## DATASET EXTRACT
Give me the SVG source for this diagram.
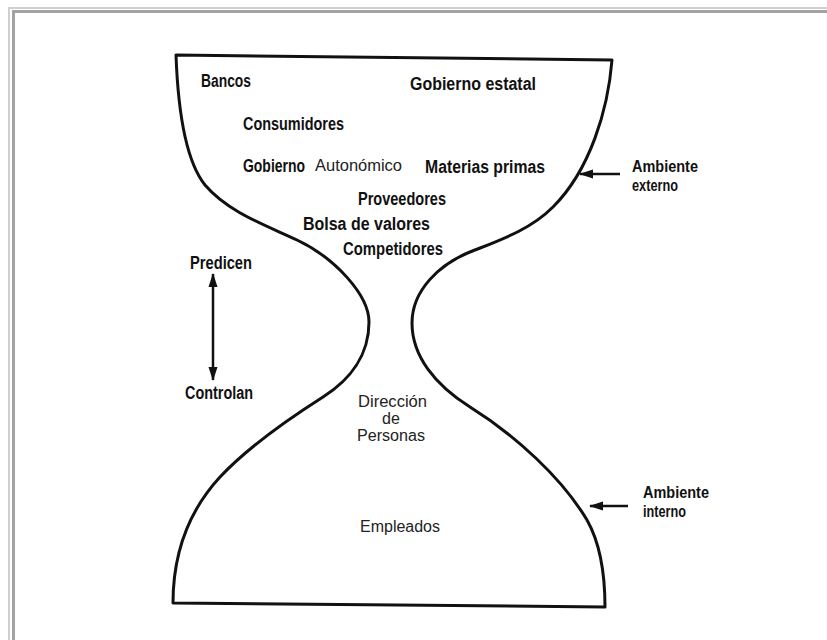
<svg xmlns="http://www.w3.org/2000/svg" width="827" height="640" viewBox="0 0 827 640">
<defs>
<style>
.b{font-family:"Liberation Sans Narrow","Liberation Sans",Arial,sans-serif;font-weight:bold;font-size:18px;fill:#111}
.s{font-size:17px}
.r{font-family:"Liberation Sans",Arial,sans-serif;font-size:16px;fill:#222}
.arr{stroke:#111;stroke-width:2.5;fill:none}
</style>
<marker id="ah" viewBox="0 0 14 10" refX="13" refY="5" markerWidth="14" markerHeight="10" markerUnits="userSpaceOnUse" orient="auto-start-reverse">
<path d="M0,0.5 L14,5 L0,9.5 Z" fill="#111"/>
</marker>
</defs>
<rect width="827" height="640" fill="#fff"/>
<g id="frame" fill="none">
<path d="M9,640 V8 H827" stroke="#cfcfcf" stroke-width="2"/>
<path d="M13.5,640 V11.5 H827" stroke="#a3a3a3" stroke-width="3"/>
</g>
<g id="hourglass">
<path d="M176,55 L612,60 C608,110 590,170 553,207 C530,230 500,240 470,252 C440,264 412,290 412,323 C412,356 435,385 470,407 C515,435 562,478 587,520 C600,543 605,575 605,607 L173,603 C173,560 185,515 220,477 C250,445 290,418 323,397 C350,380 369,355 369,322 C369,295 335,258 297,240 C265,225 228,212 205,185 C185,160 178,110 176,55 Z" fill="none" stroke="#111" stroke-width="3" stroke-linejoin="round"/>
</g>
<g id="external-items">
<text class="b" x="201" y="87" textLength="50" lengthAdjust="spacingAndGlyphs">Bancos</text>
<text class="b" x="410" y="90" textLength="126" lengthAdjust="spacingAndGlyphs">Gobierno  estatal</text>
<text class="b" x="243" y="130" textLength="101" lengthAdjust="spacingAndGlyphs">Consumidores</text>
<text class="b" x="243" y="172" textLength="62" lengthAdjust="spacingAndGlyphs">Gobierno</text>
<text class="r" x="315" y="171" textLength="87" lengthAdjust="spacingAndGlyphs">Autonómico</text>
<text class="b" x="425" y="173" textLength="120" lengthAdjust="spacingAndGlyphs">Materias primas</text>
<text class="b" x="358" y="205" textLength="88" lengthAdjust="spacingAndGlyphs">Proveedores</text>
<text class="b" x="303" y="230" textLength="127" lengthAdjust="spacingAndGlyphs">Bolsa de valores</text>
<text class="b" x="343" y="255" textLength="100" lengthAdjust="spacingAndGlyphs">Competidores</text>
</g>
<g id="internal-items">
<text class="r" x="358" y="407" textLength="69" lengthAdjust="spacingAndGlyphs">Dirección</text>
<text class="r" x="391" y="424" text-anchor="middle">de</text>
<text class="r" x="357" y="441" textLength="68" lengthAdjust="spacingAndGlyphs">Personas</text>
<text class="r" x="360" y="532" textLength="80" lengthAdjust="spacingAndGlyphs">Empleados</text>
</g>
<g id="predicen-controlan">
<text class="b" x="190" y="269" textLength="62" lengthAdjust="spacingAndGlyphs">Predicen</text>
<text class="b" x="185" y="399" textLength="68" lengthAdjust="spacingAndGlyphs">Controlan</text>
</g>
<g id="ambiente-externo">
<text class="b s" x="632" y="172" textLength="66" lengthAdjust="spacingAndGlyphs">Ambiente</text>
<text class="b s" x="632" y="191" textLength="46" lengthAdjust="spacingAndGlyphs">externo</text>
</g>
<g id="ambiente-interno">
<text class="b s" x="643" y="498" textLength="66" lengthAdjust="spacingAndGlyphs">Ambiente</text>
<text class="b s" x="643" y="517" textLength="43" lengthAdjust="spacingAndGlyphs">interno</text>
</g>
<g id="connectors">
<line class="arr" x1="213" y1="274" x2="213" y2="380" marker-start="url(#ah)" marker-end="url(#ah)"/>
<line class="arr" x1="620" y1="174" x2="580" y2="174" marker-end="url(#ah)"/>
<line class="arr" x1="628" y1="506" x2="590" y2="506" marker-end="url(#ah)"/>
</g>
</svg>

## WORK REQUIRED
Reproduce the full material exactly, excluding the pictures.

## TASK RESPONSE
Give me the SVG source for this diagram.
<svg xmlns="http://www.w3.org/2000/svg" width="827" height="640" viewBox="0 0 827 640">
<defs>
<style>
.b{font-family:"Liberation Sans Narrow","Liberation Sans",Arial,sans-serif;font-weight:bold;font-size:18px;fill:#111}
.s{font-size:17px}
.r{font-family:"Liberation Sans",Arial,sans-serif;font-size:16px;fill:#222}
.arr{stroke:#111;stroke-width:2.5;fill:none}
</style>
<marker id="ah" viewBox="0 0 14 10" refX="13" refY="5" markerWidth="14" markerHeight="10" markerUnits="userSpaceOnUse" orient="auto-start-reverse">
<path d="M0,0.5 L14,5 L0,9.5 Z" fill="#111"/>
</marker>
</defs>
<rect width="827" height="640" fill="#fff"/>
<g id="frame" fill="none">
<path d="M9,640 V8 H827" stroke="#cfcfcf" stroke-width="2"/>
<path d="M13.5,640 V11.5 H827" stroke="#a3a3a3" stroke-width="3"/>
</g>
<g id="hourglass">
<path d="M176,55 L612,60 C608,110 590,170 553,207 C530,230 500,240 470,252 C440,264 412,290 412,323 C412,356 435,385 470,407 C515,435 562,478 587,520 C600,543 605,575 605,607 L173,603 C173,560 185,515 220,477 C250,445 290,418 323,397 C350,380 369,355 369,322 C369,295 335,258 297,240 C265,225 228,212 205,185 C185,160 178,110 176,55 Z" fill="none" stroke="#111" stroke-width="3" stroke-linejoin="round"/>
</g>
<g id="external-items">
<text class="b" x="201" y="87" textLength="50" lengthAdjust="spacingAndGlyphs">Bancos</text>
<text class="b" x="410" y="90" textLength="126" lengthAdjust="spacingAndGlyphs">Gobierno  estatal</text>
<text class="b" x="243" y="130" textLength="101" lengthAdjust="spacingAndGlyphs">Consumidores</text>
<text class="b" x="243" y="172" textLength="62" lengthAdjust="spacingAndGlyphs">Gobierno</text>
<text class="r" x="315" y="171" textLength="87" lengthAdjust="spacingAndGlyphs">Autonómico</text>
<text class="b" x="425" y="173" textLength="120" lengthAdjust="spacingAndGlyphs">Materias primas</text>
<text class="b" x="358" y="205" textLength="88" lengthAdjust="spacingAndGlyphs">Proveedores</text>
<text class="b" x="303" y="230" textLength="127" lengthAdjust="spacingAndGlyphs">Bolsa de valores</text>
<text class="b" x="343" y="255" textLength="100" lengthAdjust="spacingAndGlyphs">Competidores</text>
</g>
<g id="internal-items">
<text class="r" x="358" y="407" textLength="69" lengthAdjust="spacingAndGlyphs">Dirección</text>
<text class="r" x="391" y="424" text-anchor="middle">de</text>
<text class="r" x="357" y="441" textLength="68" lengthAdjust="spacingAndGlyphs">Personas</text>
<text class="r" x="360" y="532" textLength="80" lengthAdjust="spacingAndGlyphs">Empleados</text>
</g>
<g id="predicen-controlan">
<text class="b" x="190" y="269" textLength="62" lengthAdjust="spacingAndGlyphs">Predicen</text>
<text class="b" x="185" y="399" textLength="68" lengthAdjust="spacingAndGlyphs">Controlan</text>
</g>
<g id="ambiente-externo">
<text class="b s" x="632" y="172" textLength="66" lengthAdjust="spacingAndGlyphs">Ambiente</text>
<text class="b s" x="632" y="191" textLength="46" lengthAdjust="spacingAndGlyphs">externo</text>
</g>
<g id="ambiente-interno">
<text class="b s" x="643" y="498" textLength="66" lengthAdjust="spacingAndGlyphs">Ambiente</text>
<text class="b s" x="643" y="517" textLength="43" lengthAdjust="spacingAndGlyphs">interno</text>
</g>
<g id="connectors">
<line class="arr" x1="213" y1="274" x2="213" y2="380" marker-start="url(#ah)" marker-end="url(#ah)"/>
<line class="arr" x1="620" y1="174" x2="580" y2="174" marker-end="url(#ah)"/>
<line class="arr" x1="628" y1="506" x2="590" y2="506" marker-end="url(#ah)"/>
</g>
</svg>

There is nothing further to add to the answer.